WHAT IS NEEDED
Omit every picture and return the rest of the data unaltered.

DATA LINES

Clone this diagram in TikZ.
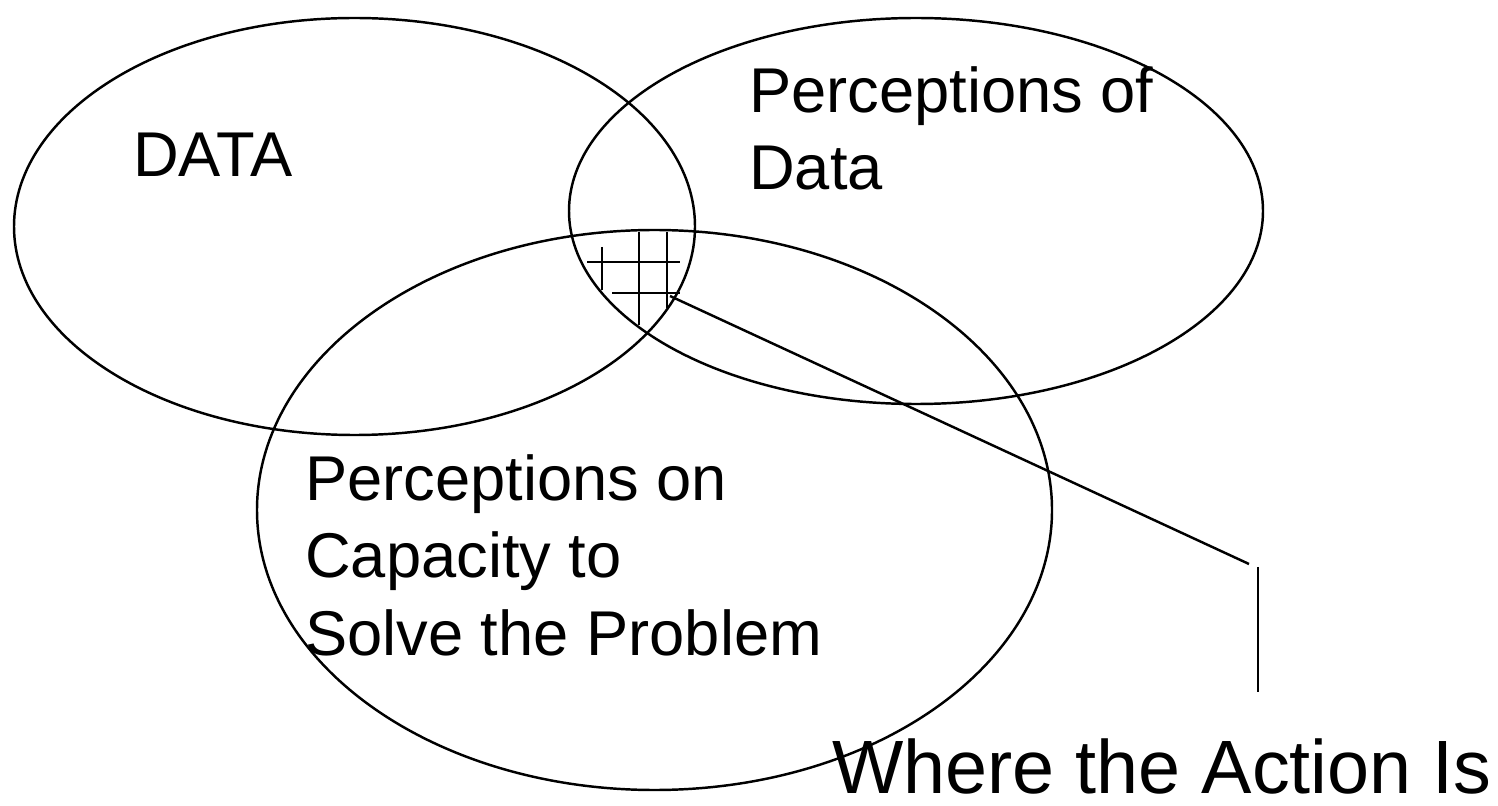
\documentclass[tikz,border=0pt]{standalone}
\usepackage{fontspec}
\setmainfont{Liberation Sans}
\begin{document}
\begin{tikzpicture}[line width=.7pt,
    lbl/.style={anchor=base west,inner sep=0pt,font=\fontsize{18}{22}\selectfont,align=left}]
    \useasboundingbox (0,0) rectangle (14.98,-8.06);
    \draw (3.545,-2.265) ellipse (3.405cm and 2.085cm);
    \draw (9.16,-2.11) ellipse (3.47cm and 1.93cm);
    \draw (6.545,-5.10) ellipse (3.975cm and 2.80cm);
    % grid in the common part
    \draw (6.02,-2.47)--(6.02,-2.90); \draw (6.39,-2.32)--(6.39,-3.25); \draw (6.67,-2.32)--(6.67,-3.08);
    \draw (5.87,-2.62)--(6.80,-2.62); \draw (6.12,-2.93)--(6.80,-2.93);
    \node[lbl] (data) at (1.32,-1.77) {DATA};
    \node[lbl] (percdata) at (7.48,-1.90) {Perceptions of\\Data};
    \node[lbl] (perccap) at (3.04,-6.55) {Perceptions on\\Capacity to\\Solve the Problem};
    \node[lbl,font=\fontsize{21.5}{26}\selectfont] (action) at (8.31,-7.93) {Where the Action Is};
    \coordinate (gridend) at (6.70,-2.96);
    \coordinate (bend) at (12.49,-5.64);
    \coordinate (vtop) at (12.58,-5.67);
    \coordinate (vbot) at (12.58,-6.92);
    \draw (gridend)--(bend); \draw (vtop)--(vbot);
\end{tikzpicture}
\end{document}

TASK RESPONSE
Clone this diagram in TikZ.
\documentclass[tikz,border=0pt]{standalone}
\usepackage{fontspec}
\setmainfont{Liberation Sans}
\begin{document}
\begin{tikzpicture}[line width=.7pt,
    lbl/.style={anchor=base west,inner sep=0pt,font=\fontsize{18}{22}\selectfont,align=left}]
    \useasboundingbox (0,0) rectangle (14.98,-8.06);
    \draw (3.545,-2.265) ellipse (3.405cm and 2.085cm);
    \draw (9.16,-2.11) ellipse (3.47cm and 1.93cm);
    \draw (6.545,-5.10) ellipse (3.975cm and 2.80cm);
    % grid in the common part
    \draw (6.02,-2.47)--(6.02,-2.90); \draw (6.39,-2.32)--(6.39,-3.25); \draw (6.67,-2.32)--(6.67,-3.08);
    \draw (5.87,-2.62)--(6.80,-2.62); \draw (6.12,-2.93)--(6.80,-2.93);
    \node[lbl] (data) at (1.32,-1.77) {DATA};
    \node[lbl] (percdata) at (7.48,-1.90) {Perceptions of\\Data};
    \node[lbl] (perccap) at (3.04,-6.55) {Perceptions on\\Capacity to\\Solve the Problem};
    \node[lbl,font=\fontsize{21.5}{26}\selectfont] (action) at (8.31,-7.93) {Where the Action Is};
    \coordinate (gridend) at (6.70,-2.96);
    \coordinate (bend) at (12.49,-5.64);
    \coordinate (vtop) at (12.58,-5.67);
    \coordinate (vbot) at (12.58,-6.92);
    \draw (gridend)--(bend); \draw (vtop)--(vbot);
\end{tikzpicture}
\end{document}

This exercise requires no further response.